Everyday Health CEO Ben Wolin said future growth for the company will likely come from its ability to combine its audience and CRM services into one offering and generate revenue from health insurers and hospital systems.
He also cited aggressive spending from pharma brand managers looking to maximize sales of specialty and orphan drugs as another potential boon for the media company’s business.
Advertisers “really want one vendor to work with and ideally they want someone who can sit on the side of the table and take risks in those type of arrangements,” Wolin told analysts during a second-quarter earnings call on Tuesday.
Miki Kapoor, president of Everyday Health, told MM&M in an email that the company decided to bolster its CRM capabilities through acquisitions so it can get to market faster and scale at an accelerated pace.
The company announced the acquisition of Tea Leaves Health for $30 million on Tuesday.
The addition of Tea Leaves Health is meant to bolster the company’s CRM capabilities and allow it to generate revenue from health insurers and hospital systems and help grow a business unit it started last year for hospitals and health insurers, Wolin said.

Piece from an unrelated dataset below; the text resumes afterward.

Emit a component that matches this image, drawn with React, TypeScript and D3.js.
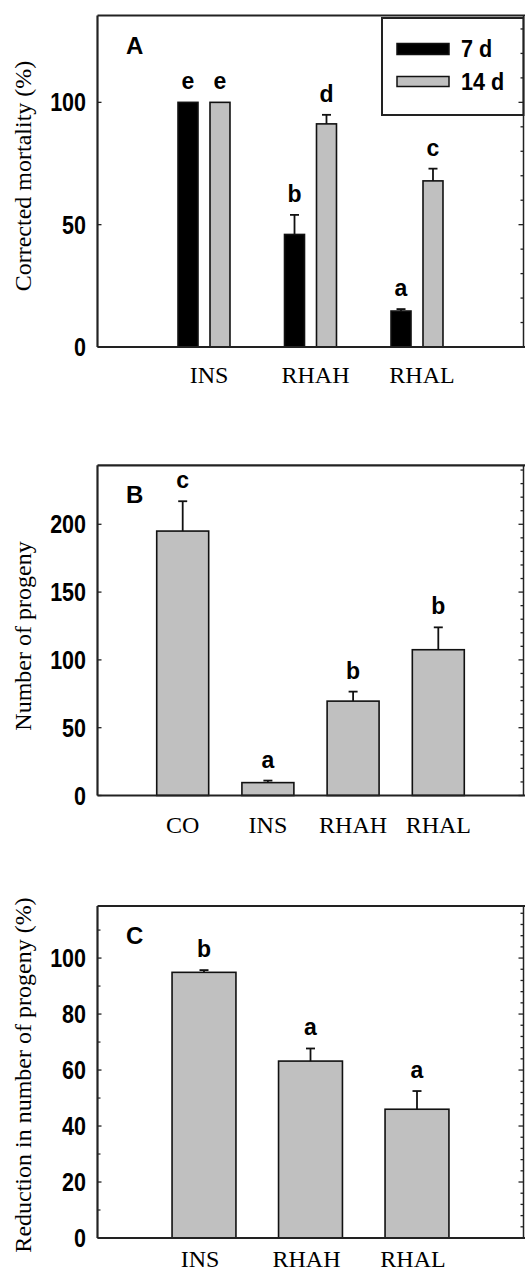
import React from 'react'
import * as d3 from 'd3'

// panel A: corrected mortality
const mortCategories = ['INS', 'RHAH', 'RHAL']
const mortSeries = ['7 d', '14 d']
const mort7d = [100, 46, 14.7]
const mort7dErr = [0, 8, 0.8]
const mort14d = [100, 91.2, 67.9]
const mort14dErr = [0, 3.7, 5]
const mort7dLetters = ['e', 'b', 'a']
const mort14dLetters = ['e', 'd', 'c']
const mortTicks = [0, 50, 100]

// panel B: number of progeny
const progCategories = ['CO', 'INS', 'RHAH', 'RHAL']
const progValues = [195, 9.5, 69.6, 107.5]
const progErr = [22, 1.5, 7, 16.5]
const progLetters = ['c', 'a', 'b', 'b']
const progTicks = [0, 50, 100, 150, 200]

// panel C: reduction in progeny
const redCategories = ['INS', 'RHAH', 'RHAL']
const redValues = [94.9, 63.2, 46]
const redErr = [0.8, 4.5, 6.5]
const redLetters = ['b', 'a', 'a']
const redTicks = [0, 20, 40, 60, 80, 100]

const W = 525
const H = 1272
const left = 97.5
const right = 523.5
const sans = 'Liberation Sans, Arial, Helvetica, sans-serif'
const serif = 'Liberation Serif, Times New Roman, serif'
const GRAY = '#c0c0c0'
const LINE = '#222'

const Panel = ({ top, bottom, yMax, categories, series, letter, title, titleY, labelDx,
  labelDy, ticks, leftMinor, rightStep, rightMajor, barFrac, legend }) => {
  const x = d3.scalePoint().domain(categories).range([left, right]).padding(1)
  const y = d3.scaleLinear().domain([0, yMax]).range([bottom, top])
  const step = x.step()
  const sub = d3
    .scaleBand()
    .domain(series.map((s) => s.name))
    .range([-step * barFrac / 2, step * barFrac / 2])
    .paddingInner(series.length > 1 ? 0.375 : 0)

  const rightTicks = d3.range(0, yMax + 0.001, rightStep)
  const minorLeft = leftMinor ? d3.range(leftMinor, yMax, leftMinor * 2) : []

  return (
    <g>
      {/* bars */}
      {series.map((s) =>
        categories.map((c, i) => {
          const x0 = x(c) + sub(s.name)
          const bw = sub.bandwidth()
          const v = s.values[i]
          const e = s.err[i]
          const cx = x0 + bw / 2
          return (
            <g key={s.name + c}>
              <rect x={x0} y={y(v)} width={bw} height={y(0) - y(v)} fill={s.fill}
                stroke="#111" strokeWidth={1.6} />
              {e > 0 && (
                <g stroke="#111" strokeWidth={1.8}>
                  <line x1={cx} x2={cx} y1={y(v)} y2={y(v + e)} />
                  <line x1={cx - 4.5} x2={cx + 4.5} y1={y(v + e)} y2={y(v + e)} />
                </g>
              )}
              <text x={cx} y={y(v + e) - 13} textAnchor="middle" fontFamily={sans}
                fontWeight="bold" fontSize={23}>
                {s.letters[i]}
              </text>
            </g>
          )
        })
      )}

      {/* frame */}
      <g stroke={LINE} strokeWidth={2.2} fill="none">
        <line x1={left} x2={W} y1={top} y2={top} />
        <line x1={left} x2={W} y1={bottom} y2={bottom} />
        <line x1={left} x2={left} y1={top} y2={bottom} />
      </g>

      {legend && (
        <g>
          <rect x={382} y={top + 2.5} width={right - 382} height={97} fill="#fff"
            stroke={LINE} strokeWidth={2} />
          {series.map((s, i) => (
            <g key={s.name}>
              <rect x={397} y={top + 28 + i * 33} width={52} height={i === 0 ? 11 : 10}
                fill={s.fill} stroke="#111" strokeWidth={1.5} />
              <text transform={`translate(461,${top + 41 + i * 33}) scale(0.9,1)`}
                fontFamily={sans} fontWeight="bold" fontSize={24}>
                {s.name}
              </text>
            </g>
          ))}
        </g>
      )}

      {/* right axis */}
      <line x1={right} x2={right} y1={top} y2={bottom} stroke={LINE} strokeWidth={1.5} />
      {rightTicks.map((t) => (
        <line key={'r' + t} x1={right} x2={right - (t % rightMajor === 0 ? 5 : 3)}
          y1={y(t)} y2={y(t)} stroke={LINE} strokeWidth={1.3} />
      ))}

      {/* left axis */}
      {ticks.map((t) => (
        <g key={'l' + t}>
          <line x1={left} x2={left + 4} y1={y(t)} y2={y(t)} stroke={LINE} strokeWidth={1.3} />
          <text transform={`translate(86,${y(t)}) scale(0.86,1)`} dy="0.36em"
            textAnchor="end" fontFamily={sans} fontWeight="bold" fontSize={25}>
            {t}
          </text>
        </g>
      ))}
      {minorLeft.map((t) => (
        <line key={'m' + t} x1={left} x2={left + 3} y1={y(t)} y2={y(t)} stroke={LINE}
          strokeWidth={1.2} />
      ))}

      <text x={126} y={top + 38} fontFamily={sans} fontWeight="bold" fontSize={24}>
        {letter}
      </text>

      {categories.map((c) => (
        <text key={'c' + c} x={x(c) + labelDx} y={bottom + labelDy}
          textAnchor="middle" fontFamily={serif} fontSize={24}>
          {c}
        </text>
      ))}

      <text transform={`translate(31,${titleY}) rotate(-90)`} textAnchor="middle"
        fontFamily={serif} fontSize={24}>
        {title}
      </text>
    </g>
  )
}

export default function App() {
  return (
    <svg width={W} height={H} viewBox={`0 0 ${W} ${H}`}
      style={{ position: 'absolute', left: 0, top: 0, background: '#fff' }}>
      <Panel
        top={15.5}
        bottom={347}
        yMax={135.5}
        categories={mortCategories}
        series={[
          { name: mortSeries[0], values: mort7d, err: mort7dErr, letters: mort7dLetters, fill: '#000' },
          { name: mortSeries[1], values: mort14d, err: mort14dErr, letters: mort14dLetters, fill: GRAY },
        ]}
        letter="A"
        title="Corrected mortality (%)"
        titleY={176}
        labelDx={5}
        labelDy={36}
        ticks={mortTicks}
        leftMinor={0}
        rightStep={10}
        rightMajor={50}
        barFrac={0.488}
        legend
      />
      <Panel
        top={465.3}
        bottom={795.5}
        yMax={243.5}
        categories={progCategories}
        series={[{ name: 'progeny', values: progValues, err: progErr, letters: progLetters, fill: GRAY }]}
        letter="B"
        title="Number of progeny"
        titleY={636}
        labelDx={0}
        labelDy={37}
        ticks={progTicks}
        leftMinor={0}
        rightStep={10}
        rightMajor={50}
        barFrac={0.61}
      />
      <Panel
        top={906}
        bottom={1238}
        yMax={118.6}
        categories={redCategories}
        series={[{ name: 'reduction', values: redValues, err: redErr, letters: redLetters, fill: GRAY }]}
        letter="C"
        title="Reduction in number of progeny (%)"
        titleY={1075}
        labelDx={-4}
        labelDy={29}
        ticks={redTicks}
        leftMinor={10}
        rightStep={4}
        rightMajor={20}
        barFrac={0.6}
      />
    </svg>
  )
}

Everyday Health reported sales of $54.8 million in the second quarter of 2015, up 32% from the same period a year ago. Advertising and sponsorship revenue comprised the majority of that revenue, accounting for $50.2 million.
Wolin said he expects orphan drugs, along with specialty medicines, to continue to drive future growth. “Rheumatoid arthritis, hepatitis C, even HIV, those areas of specialty continue to be strong and robust,” he noted, saying companies are spending “aggressively” in the category.
He said that impending competition in the PCSK9 inhibitor market, a new class of therapies that help lower cholesterol, could be a catalyst for heavy spending from drugmakers. Praluent, Sanofi’s and Regeneron’s PCSK9 inhibitor, was approved in July. Amgen’s PCSK9 inhibitor, Repatha, is expected to receive an FDA decision later this month.
Everyday Health acquired rare-disease agency Cambridge BioMarketing for $38 million in March.